Por ende, lo que en realidad tenemos es una parodia de un sistema de partidos. Porque sin ideología sólo quedan las siglas, los cascarones, las banderas que, aun agitándose para asumir una supuesta posición en el espectro político, no se sustentan en los hechos, pese a que existan las leyes que los norman, las instituciones que los supervisan y los miles de millones pesos que, con cargo al contribuyente, se les entregan cada año, aun cuando esos recursos se necesitarían para atender cuestiones más prioritarias.

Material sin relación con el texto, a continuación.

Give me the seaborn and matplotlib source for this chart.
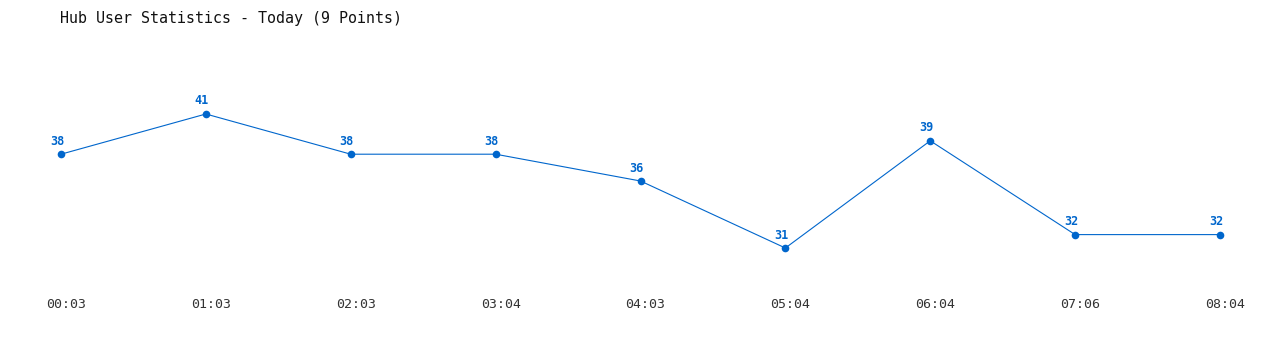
import matplotlib
matplotlib.use("Agg")
import matplotlib.pyplot as plt
from matplotlib.transforms import ScaledTranslation
import seaborn as sns
import pandas as pd

times = ["00:03", "01:03", "02:03", "03:04", "04:03", "05:04", "06:04", "07:06", "08:04"]
users = [38, 41, 38, 38, 36, 31, 39, 32, 32]
title = "Hub User Statistics - Today (9 Points)"

sns.set_style("white")
plt.rcParams["font.family"] = ["DejaVu Sans Mono", "DejaVu Sans"]

blue = "#0066CC"
df = pd.DataFrame({"idx": range(len(times)), "users": users})

fig = plt.figure(figsize=(12.8, 3.5), dpi=100)
ax = fig.add_axes([0, 60 / 350, 1, 290 / 350])
sns.lineplot(data=df, x="idx", y="users", ax=ax, color=blue, linewidth=0.8,
             marker="o", markersize=5.5, markeredgewidth=0, markerfacecolor=blue)

ax.set_xlim(-61 / 144.875, 8 + 60 / 144.875)
ax.set_ylim(27.866, 49.507)
for s in ax.spines.values():
    s.set_visible(False)
ax.set_xlabel("")
ax.set_ylabel("")
ax.set_yticks([])
ax.set_xticks(range(len(times)))
ax.set_xticklabels(times, fontsize=9.5, color="#333333")
ax.tick_params(axis="x", length=0, pad=6)
for lab in ax.get_xticklabels():
    lab.set_transform(lab.get_transform() + ScaledTranslation(5 / 100, 0, fig.dpi_scale_trans))

for i, v in enumerate(users):
    ax.annotate(str(v), (i, v), xytext=(-4 * 0.72, 13 * 0.72), textcoords="offset points",
                ha="center", va="center", fontsize=8.5, fontweight="bold", color=blue)

fig.text(60 / 1280, 1 - 18 / 350, title, fontsize=10.8, color="#111111",
         ha="left", va="center")

fig.savefig("out.png", dpi=100)
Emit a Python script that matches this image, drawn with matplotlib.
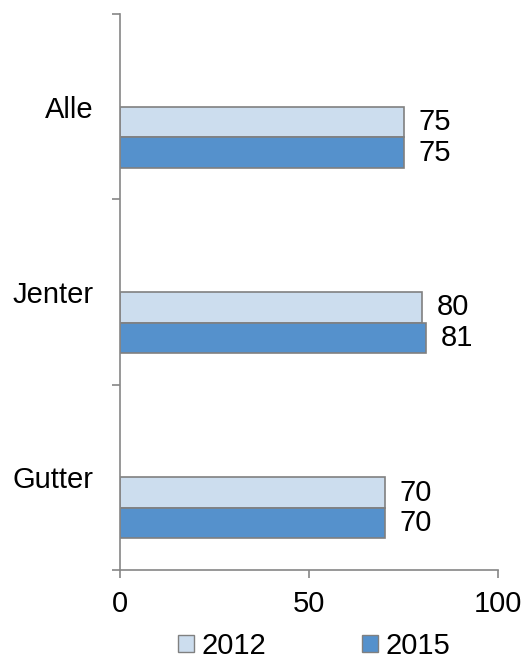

Ese sistema de partidos hueco de ideología, cuya pequeñez se nos hace explícita al otear el funcionamiento de las democracias maduras, es hasta ahora el medio a través del cual llegan quienes ocupan los principales cargos en los poderes ejecutivos y legislativos. Esto significa que la criba es muy gruesa y que cualquier persona puede ocupar el puesto que sea, así se trate de la presidencia de la República. No importa lo exiguo del currículo, la inexperiencia, los antecedentes personales, los conflictos de interés, sólo vale estar en lugar y momento correctos. Incluso por eso, ya instalados en poder, desprecian al ciudadano y no hay nada que los puede remover de él, lo que en otras latitudes significaría la renuncia y una investigación, aquí no pasa de una disculpa, avalada por el silencio cómplice de quienes deberían actuar como contrapeso.

Es difícil ser optimista. Sin filtros y sin contrapesos queda sólo la voz y la presión de la sociedad civil para evitar que la idiotez haga de la vida pública su territorio o, al menos, para paliar sus consecuencias.